This event has now finished.
  • Date and time: Monday 14 November 2022, 3pm to 4.30pm
  • Location: Online only
  • Audience: Open to staff, students (postgraduate researchers only), the public
  • Admission: Free admission, booking required

Event details

Research is complex but it doesn’t have to be complicated. In this session, you will learn with two leading communicators of research, including communicating complexity, communicating around controversial topics, and communicating uncertainty. The session will draw on examples from peatlands but researchers from any field are welcome.

About the trainers

Dr Olivia V Ambrogio

Dr Olivia V. Ambrogio is the Assistant Director of the Sharing Science Program at the American Geophysical Union (AGU), where for the past 10 years she’s helped scientists connect with wider audiences. She is a biologist by training who got her Ph.D. studying the sex lives of marine snails. In spite of the surprising allure of this research, she eventually shifted into the field of science communication. In her spare time, she writes and takes nature photos, often frustrating her partner and friends (who just wanted to take a walk) by crouching on the ground to photograph an insect. Follow Olivia on Twitter.

George Hope

George Hope is Communications Manager at Oxford Net Zero and Greenhouse Gas Removal Hub, based at University of Oxford. A member of the Chartered Institute of Public Relations, his experience is in communications, public engagement, policy engagement, events and programme management. Connect with George on LinkedIn or follow his work on Twitter via Oxford Net Zero and the CO2RE Hub.
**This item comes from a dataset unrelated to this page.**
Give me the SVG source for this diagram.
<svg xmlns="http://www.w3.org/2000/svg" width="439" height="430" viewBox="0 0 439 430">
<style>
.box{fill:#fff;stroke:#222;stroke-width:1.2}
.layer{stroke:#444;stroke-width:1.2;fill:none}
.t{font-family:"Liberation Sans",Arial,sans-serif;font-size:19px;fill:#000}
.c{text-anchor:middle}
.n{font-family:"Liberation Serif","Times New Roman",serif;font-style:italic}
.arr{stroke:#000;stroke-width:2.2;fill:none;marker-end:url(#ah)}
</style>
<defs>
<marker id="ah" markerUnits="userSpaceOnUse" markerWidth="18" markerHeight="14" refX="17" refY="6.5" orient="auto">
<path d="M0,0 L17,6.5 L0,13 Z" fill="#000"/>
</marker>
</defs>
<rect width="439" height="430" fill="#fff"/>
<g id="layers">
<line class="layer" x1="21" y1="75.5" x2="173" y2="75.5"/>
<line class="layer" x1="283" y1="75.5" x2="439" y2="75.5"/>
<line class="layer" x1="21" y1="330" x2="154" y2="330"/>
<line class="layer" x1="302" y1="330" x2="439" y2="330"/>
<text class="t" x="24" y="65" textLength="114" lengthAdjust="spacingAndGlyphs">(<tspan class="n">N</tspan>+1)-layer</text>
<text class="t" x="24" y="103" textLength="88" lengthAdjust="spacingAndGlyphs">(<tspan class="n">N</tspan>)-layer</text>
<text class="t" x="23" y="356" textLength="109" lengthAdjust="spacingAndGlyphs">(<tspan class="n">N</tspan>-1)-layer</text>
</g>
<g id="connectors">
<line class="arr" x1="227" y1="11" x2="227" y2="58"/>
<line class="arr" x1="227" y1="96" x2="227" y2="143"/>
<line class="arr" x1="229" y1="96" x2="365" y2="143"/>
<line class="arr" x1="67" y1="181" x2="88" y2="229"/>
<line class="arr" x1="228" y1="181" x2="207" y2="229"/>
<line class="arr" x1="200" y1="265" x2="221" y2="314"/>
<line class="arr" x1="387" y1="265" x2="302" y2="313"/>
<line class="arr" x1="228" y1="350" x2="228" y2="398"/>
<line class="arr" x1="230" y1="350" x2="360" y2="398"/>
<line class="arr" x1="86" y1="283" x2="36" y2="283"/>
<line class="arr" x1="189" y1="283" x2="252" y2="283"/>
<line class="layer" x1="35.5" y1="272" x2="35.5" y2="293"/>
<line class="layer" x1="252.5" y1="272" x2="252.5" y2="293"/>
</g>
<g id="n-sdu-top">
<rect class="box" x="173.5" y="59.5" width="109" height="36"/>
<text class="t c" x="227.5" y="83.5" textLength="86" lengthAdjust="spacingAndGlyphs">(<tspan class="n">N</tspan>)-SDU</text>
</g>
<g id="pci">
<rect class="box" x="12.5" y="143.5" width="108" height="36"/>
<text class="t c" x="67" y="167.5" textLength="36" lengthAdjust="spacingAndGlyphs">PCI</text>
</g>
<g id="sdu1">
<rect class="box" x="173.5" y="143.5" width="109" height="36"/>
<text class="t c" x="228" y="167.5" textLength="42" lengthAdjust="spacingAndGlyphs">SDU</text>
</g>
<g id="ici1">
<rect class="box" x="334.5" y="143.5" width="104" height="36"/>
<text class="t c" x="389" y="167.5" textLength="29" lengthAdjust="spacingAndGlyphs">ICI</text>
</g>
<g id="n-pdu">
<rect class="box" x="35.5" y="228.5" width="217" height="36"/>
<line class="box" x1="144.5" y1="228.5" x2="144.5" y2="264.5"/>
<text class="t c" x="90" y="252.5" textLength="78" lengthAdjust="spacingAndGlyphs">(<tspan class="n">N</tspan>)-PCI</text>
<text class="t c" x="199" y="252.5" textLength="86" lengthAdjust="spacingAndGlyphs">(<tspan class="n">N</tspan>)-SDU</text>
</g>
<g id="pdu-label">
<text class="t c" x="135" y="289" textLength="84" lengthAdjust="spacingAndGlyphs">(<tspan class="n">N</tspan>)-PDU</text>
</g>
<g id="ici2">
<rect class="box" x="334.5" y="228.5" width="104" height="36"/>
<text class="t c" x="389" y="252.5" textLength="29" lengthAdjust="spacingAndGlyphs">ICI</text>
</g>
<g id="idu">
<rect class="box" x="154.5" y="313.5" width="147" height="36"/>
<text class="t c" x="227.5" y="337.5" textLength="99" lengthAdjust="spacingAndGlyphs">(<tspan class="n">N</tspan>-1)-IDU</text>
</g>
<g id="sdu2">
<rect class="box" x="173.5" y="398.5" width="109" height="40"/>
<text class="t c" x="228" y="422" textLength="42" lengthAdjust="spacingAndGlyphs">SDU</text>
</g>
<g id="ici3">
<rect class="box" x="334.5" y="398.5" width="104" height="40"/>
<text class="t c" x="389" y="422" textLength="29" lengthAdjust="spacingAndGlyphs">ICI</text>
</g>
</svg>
In case you missed the event you can catch up here: 

https://youtu.be/iNipdT2Zzkc

About the Global Peatlands Initiative

The Global Peatlands Initiative is an effort by leading experts and institutions formed by 13 founding members at the UNFCCC COP in Marrakech, Morocco in 2016 to save peatlands as the world’s largest terrestrial organic carbon stock and to prevent it being emitted into the atmosphere. The current greenhouse gas emissions from drained or burned peatlands are estimated to amount up to five percent of the global carbon budget — in the range of two billion tonnes CO2 per year.

Partners to the Initiative are working together within their respective areas of expertise to improve the conservation, restoration and sustainable management of peatlands. In this way the Initiative is contributing to several Sustainable Development Goals , including by reducing greenhouse gas emissions, maintaining ecosystem services and securing lives and livelihoods through improved adaptive capacity.